Interbody Fusion Rate in Extreme Lateral Interbody Fusion Surgery: A Proposal of Classification
Presented at SMISS Annual Forum 2018
By Luca Proietti
With Caterina Fumo , Luca Fresta , Andrea Perna MD, Ilaria Giannelli MD, Marco Renzi , Francesco Ciro Tamburrelli ,
Disclosures: Luca Proietti None Caterina Fumo None, Luca Fresta None, Andrea Perna MD None, Ilaria Giannelli MD None, Marco Renzi None, Francesco Ciro Tamburrelli None,
The main objectives of the lateral transpsoas approach to the thoracic and lumbar spine, also known as extreme lateral interbody fusion (XLIF), are the correction of the deformity and the interbody fusion with the use of wide footprint cages.
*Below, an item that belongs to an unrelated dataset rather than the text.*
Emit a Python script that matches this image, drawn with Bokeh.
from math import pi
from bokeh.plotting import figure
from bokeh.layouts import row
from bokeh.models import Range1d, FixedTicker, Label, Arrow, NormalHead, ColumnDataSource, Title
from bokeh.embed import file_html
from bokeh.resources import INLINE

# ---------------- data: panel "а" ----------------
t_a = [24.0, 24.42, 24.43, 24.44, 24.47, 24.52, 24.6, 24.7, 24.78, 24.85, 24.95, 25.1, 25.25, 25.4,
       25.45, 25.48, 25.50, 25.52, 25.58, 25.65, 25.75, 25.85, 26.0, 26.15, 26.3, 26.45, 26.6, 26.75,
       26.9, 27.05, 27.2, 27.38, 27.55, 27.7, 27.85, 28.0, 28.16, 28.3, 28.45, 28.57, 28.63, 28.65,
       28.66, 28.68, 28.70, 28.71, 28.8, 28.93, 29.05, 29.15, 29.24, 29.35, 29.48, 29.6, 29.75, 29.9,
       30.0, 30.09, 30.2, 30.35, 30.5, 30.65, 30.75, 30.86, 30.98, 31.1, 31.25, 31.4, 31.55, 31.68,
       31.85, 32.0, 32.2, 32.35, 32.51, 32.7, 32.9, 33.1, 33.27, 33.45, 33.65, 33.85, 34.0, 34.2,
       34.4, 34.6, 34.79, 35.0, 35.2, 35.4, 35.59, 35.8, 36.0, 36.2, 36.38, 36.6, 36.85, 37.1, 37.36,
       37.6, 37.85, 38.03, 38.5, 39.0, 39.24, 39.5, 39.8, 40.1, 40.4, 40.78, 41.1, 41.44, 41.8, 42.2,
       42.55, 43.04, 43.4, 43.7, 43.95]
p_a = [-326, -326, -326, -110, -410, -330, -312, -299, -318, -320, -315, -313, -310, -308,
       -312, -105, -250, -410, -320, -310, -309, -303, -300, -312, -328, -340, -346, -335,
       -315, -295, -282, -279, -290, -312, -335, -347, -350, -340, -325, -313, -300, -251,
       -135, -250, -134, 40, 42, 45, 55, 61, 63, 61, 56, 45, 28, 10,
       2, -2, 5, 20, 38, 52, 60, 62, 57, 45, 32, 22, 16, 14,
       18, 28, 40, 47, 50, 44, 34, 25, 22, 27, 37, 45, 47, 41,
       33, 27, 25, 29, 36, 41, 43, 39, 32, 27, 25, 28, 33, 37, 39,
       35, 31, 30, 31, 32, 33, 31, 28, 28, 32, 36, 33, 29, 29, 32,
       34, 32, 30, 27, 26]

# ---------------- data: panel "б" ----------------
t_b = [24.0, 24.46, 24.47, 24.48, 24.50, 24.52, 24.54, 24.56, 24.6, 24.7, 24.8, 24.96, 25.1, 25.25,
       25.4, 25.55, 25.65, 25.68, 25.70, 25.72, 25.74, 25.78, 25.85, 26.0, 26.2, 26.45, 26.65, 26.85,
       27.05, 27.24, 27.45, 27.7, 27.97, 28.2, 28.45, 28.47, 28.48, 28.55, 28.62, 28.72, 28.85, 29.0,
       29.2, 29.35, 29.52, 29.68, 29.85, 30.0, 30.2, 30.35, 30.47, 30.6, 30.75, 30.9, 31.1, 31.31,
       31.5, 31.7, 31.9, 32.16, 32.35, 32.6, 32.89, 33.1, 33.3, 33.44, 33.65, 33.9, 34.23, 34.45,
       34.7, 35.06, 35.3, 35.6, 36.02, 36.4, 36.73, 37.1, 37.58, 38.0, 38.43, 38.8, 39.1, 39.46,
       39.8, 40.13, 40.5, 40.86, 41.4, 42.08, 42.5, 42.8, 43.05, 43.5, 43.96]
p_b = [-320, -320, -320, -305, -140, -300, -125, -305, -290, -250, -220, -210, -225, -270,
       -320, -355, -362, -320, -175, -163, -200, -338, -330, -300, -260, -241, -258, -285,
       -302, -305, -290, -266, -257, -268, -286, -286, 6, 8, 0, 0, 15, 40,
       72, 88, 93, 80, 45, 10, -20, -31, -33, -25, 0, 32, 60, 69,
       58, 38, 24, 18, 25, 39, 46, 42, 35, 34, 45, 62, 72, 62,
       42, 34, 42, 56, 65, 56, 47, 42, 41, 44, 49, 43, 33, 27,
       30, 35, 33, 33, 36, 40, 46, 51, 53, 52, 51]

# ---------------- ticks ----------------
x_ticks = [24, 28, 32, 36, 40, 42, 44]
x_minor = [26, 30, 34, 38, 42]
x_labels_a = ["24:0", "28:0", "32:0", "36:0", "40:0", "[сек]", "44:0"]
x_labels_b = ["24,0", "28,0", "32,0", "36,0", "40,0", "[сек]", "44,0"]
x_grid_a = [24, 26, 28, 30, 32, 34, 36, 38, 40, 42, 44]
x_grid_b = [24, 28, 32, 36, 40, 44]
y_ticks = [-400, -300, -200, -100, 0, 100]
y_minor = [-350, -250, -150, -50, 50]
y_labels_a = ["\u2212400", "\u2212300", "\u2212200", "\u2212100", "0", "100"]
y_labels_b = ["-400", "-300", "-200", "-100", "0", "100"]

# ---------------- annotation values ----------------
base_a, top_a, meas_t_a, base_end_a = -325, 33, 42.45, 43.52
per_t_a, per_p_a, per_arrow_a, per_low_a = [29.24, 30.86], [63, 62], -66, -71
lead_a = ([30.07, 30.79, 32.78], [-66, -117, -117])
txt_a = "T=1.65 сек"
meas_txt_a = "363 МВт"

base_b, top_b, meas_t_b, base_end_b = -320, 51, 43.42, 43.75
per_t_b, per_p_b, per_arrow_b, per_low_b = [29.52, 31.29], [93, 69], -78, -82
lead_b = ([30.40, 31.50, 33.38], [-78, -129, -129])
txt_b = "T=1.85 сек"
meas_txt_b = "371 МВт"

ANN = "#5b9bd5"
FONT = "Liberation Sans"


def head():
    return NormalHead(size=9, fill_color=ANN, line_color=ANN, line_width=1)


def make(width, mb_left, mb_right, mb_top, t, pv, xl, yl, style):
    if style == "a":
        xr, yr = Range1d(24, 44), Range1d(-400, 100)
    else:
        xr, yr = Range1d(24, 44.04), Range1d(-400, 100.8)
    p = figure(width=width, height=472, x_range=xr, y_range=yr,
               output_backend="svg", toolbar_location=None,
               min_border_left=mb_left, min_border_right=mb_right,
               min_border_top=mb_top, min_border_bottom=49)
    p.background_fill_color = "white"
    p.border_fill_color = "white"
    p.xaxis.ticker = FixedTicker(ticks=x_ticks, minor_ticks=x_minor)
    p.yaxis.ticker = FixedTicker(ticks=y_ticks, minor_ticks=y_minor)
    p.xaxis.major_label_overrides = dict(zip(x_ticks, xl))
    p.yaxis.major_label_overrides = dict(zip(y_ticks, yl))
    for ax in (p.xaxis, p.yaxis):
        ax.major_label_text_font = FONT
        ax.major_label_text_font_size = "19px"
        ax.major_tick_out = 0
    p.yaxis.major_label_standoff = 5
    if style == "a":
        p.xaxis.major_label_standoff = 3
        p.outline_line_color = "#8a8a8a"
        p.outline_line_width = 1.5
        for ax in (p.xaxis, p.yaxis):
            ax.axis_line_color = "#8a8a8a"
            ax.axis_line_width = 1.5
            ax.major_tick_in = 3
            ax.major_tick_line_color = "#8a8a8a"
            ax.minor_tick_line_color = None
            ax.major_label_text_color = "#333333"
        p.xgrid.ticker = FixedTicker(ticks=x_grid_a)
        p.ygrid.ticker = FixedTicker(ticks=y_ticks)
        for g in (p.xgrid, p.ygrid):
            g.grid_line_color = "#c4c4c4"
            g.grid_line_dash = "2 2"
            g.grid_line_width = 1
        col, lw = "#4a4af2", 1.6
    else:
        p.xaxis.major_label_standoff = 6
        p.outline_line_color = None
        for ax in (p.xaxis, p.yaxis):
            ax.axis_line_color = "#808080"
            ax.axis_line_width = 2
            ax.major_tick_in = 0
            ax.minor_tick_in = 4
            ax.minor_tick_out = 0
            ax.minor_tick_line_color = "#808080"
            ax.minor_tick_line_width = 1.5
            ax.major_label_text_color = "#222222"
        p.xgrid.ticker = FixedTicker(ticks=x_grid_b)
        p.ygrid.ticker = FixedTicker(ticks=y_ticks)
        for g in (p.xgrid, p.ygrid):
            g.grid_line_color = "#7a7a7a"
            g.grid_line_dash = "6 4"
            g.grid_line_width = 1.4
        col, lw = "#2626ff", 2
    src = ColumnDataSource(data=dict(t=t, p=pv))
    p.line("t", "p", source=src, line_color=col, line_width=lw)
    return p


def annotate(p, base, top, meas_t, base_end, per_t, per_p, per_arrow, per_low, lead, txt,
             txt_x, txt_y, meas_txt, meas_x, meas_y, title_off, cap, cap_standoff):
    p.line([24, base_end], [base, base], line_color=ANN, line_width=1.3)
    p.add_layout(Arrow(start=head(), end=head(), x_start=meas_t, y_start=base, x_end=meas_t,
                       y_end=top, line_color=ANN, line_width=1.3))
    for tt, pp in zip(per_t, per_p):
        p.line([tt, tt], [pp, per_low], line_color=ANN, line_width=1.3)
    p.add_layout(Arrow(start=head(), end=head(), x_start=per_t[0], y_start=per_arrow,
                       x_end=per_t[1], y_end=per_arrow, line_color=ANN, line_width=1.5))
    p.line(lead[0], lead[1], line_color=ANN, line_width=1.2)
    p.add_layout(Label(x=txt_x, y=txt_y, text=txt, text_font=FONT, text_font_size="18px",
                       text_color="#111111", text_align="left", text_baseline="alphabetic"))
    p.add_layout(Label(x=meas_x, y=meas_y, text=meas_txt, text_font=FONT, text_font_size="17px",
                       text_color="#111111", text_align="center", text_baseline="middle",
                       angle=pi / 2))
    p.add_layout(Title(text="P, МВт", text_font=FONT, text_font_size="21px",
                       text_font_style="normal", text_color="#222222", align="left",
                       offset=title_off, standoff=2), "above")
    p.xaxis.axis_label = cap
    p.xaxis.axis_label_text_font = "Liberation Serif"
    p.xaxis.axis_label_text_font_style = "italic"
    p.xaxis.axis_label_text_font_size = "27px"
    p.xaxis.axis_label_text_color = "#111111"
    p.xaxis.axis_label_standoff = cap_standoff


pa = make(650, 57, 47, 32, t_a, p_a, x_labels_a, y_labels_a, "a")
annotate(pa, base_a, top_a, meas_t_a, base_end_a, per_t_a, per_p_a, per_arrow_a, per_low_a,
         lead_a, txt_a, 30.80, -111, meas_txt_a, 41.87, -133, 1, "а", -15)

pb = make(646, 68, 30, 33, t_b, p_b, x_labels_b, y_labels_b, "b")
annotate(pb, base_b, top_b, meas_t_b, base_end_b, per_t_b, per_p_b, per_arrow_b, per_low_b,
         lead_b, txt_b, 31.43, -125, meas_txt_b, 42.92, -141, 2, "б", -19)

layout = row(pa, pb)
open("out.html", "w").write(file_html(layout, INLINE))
In literature there is vagueness about classification of the lumbar interbody fusion rate yet.
We have elaborated a topographic method of classification based on the individuation of bony bridges between vertebral body endplates both inside the cage and around it. The aim of this work is to show our idea and the results of a preliminary study on 43 patients treated with XLIF surgical procedure.
The fusion rate has been evaluated with multislice CT scan. Nine degrees of ossifications were identified on coronal plane and four on sagittal plane. On the basis of these results the fusion rate has been classified as complete, incomplete or pseudoarthrosis. According to Pathria’s Criteria we analyzed joint articular surface degeneration on zygapophyseal joint. 43 patients with degenerative lumbar spine disease were included, with an average follow-up of 22.3 (12-53) months, from 2011 to 2018. 63 interbody cages were implanted, 1 (one) was used in every surgical procedure at least. Pre-operative and at least 12 months post- operative multislice computed tomography (MS-TC) were prescribed for all of them.
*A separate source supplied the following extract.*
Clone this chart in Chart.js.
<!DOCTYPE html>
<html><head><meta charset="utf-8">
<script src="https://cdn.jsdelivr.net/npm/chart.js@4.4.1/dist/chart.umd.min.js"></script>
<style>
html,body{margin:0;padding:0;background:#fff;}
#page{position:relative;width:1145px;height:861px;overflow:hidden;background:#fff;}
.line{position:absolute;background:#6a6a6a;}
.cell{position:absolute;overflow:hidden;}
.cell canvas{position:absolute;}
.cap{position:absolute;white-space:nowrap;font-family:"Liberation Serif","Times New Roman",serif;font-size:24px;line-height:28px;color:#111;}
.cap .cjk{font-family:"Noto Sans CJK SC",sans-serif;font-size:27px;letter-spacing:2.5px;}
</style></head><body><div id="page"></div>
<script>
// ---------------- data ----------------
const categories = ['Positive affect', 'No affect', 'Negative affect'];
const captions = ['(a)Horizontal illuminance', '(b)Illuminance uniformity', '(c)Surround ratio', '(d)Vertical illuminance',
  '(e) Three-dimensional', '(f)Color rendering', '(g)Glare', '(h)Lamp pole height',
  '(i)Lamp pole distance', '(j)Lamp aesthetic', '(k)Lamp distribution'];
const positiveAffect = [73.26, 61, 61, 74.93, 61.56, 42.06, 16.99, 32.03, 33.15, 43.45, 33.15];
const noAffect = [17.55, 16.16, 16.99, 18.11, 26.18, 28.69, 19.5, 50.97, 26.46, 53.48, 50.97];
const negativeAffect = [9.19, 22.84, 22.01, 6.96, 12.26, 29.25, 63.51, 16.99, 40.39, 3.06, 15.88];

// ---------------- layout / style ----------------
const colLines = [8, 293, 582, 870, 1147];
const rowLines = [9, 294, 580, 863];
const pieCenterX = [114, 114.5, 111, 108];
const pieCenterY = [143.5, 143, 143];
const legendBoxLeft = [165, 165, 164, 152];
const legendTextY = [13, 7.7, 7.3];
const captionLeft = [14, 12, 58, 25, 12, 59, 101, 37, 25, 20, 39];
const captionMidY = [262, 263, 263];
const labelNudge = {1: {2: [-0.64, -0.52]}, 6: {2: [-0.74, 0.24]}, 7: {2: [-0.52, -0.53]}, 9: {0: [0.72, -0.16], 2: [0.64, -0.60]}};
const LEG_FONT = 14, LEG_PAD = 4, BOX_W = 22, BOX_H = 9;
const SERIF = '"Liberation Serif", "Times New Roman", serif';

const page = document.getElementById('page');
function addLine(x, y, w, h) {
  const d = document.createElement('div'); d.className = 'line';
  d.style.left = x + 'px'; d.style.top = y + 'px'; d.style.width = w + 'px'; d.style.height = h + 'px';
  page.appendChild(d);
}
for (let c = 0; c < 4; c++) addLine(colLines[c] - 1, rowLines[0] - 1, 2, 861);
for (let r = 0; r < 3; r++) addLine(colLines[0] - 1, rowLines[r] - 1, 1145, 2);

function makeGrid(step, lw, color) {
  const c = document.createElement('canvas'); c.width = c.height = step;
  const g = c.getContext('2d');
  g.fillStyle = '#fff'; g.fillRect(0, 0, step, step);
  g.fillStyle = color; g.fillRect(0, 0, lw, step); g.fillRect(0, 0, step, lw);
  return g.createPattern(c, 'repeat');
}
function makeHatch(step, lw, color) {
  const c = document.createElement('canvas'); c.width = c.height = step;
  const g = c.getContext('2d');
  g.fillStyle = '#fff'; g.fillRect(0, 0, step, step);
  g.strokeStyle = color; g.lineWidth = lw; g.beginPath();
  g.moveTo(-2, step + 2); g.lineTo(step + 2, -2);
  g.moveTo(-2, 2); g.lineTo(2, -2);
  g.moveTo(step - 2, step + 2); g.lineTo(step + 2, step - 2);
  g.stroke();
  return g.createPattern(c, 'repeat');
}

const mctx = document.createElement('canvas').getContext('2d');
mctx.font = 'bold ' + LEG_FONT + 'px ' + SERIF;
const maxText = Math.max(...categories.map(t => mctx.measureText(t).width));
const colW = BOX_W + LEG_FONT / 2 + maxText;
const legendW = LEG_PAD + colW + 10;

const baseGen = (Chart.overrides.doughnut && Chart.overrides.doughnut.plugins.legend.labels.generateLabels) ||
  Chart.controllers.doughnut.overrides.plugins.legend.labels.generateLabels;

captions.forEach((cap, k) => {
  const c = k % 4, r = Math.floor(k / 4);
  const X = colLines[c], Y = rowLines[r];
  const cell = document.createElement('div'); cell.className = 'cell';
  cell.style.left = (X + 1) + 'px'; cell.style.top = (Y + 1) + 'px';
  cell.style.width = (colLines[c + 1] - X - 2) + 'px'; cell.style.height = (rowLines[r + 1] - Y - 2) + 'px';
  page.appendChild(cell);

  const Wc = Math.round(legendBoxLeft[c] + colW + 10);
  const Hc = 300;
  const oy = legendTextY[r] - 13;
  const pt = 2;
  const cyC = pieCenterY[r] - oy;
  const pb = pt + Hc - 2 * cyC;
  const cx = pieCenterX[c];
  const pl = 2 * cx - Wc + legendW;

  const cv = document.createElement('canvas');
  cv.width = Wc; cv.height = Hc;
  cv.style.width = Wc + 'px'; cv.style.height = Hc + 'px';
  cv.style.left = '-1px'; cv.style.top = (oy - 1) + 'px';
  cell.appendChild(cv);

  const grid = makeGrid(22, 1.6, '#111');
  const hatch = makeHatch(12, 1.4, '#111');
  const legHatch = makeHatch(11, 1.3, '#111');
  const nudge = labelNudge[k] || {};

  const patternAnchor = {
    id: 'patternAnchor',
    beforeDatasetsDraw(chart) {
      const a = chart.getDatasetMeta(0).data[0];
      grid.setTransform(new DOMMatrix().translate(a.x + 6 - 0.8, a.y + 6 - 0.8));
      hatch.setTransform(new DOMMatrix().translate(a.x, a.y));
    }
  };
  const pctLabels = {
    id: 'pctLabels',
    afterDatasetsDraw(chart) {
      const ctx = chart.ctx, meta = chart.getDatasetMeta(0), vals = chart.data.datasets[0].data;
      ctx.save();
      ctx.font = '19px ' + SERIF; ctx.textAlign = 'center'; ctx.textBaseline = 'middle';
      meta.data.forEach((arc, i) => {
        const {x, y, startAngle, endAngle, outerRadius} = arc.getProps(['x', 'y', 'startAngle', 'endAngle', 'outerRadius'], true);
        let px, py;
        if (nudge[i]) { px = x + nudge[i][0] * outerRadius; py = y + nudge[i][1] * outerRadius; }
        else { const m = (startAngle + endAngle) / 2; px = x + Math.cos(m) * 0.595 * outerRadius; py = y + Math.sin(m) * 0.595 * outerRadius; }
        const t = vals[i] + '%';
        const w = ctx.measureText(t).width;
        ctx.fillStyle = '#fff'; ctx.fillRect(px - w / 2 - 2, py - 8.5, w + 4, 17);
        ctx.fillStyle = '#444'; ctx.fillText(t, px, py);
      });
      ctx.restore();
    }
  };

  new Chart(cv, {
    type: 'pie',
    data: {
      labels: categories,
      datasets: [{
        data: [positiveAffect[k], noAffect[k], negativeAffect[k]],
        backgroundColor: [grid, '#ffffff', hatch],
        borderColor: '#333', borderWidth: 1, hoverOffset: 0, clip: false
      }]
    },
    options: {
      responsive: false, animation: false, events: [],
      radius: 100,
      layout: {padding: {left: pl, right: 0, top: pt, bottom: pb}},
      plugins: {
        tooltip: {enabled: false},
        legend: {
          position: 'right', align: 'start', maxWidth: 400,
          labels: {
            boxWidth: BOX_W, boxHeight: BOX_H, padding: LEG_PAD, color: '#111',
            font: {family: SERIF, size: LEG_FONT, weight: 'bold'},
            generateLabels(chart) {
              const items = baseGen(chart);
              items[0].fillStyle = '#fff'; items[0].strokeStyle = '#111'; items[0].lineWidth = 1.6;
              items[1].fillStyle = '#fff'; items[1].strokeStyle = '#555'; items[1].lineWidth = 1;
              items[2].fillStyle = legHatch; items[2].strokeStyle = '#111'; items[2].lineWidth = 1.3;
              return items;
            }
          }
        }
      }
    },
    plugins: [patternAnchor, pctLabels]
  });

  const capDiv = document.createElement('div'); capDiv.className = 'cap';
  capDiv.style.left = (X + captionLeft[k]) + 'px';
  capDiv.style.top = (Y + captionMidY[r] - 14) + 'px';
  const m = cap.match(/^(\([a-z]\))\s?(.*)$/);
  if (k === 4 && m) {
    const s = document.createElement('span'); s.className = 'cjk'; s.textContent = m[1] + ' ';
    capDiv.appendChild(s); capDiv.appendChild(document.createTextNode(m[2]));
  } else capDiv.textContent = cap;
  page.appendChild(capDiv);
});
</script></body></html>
We identified a complete fusion of interbody space in 12,3% of the levels instrumented, in 72,5% an incomplete fusion, in 15,2% no bony bridges were founded between the superior and the inferior vertebral body endplate like pseudoarthrosis.
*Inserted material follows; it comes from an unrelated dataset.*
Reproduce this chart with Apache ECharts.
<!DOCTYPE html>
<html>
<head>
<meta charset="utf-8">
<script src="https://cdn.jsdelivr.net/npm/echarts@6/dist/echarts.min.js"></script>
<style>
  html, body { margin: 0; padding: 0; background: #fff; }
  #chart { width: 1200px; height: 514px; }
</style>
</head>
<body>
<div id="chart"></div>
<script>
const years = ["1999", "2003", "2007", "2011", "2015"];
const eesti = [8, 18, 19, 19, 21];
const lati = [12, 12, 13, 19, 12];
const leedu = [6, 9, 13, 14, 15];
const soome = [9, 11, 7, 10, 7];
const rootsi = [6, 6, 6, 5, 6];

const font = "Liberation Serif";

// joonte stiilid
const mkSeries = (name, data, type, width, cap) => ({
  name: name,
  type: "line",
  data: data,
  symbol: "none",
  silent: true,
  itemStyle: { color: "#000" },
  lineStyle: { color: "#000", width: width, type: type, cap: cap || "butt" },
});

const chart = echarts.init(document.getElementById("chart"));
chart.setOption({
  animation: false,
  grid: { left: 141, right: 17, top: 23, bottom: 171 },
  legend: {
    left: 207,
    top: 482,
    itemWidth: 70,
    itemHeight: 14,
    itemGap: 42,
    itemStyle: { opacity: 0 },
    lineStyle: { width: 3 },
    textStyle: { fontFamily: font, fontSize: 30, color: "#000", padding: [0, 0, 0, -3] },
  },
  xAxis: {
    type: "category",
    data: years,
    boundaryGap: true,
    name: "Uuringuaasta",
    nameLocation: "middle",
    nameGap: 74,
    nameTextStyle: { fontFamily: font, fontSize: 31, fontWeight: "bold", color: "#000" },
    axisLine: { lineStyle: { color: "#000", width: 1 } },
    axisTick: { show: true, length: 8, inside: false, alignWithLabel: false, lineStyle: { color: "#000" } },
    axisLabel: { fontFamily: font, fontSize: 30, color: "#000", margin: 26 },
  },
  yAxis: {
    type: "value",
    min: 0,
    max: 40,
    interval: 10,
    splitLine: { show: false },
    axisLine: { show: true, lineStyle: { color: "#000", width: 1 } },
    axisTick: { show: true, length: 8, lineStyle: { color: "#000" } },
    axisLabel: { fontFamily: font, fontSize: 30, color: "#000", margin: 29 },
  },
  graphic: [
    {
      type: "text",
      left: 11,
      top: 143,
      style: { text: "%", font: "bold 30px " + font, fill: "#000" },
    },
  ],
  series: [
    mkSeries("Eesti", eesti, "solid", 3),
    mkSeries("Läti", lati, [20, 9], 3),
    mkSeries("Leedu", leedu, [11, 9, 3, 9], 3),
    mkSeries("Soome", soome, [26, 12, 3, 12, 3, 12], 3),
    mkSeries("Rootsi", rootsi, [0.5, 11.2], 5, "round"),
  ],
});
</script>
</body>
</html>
The therapeutic success of mininvasive antero-lateral surgical approaches are due to the primary mechanical stability of the vertebral unity of movement treated, reached with the instrumentation used, even if it is difficult to recognize a secondary stability due to the complete bony fusion between vertebral body endplates. Our objective is to establish a universal and effective method to identify interbody fusion rate after at least one year from XLIF surgical procedure.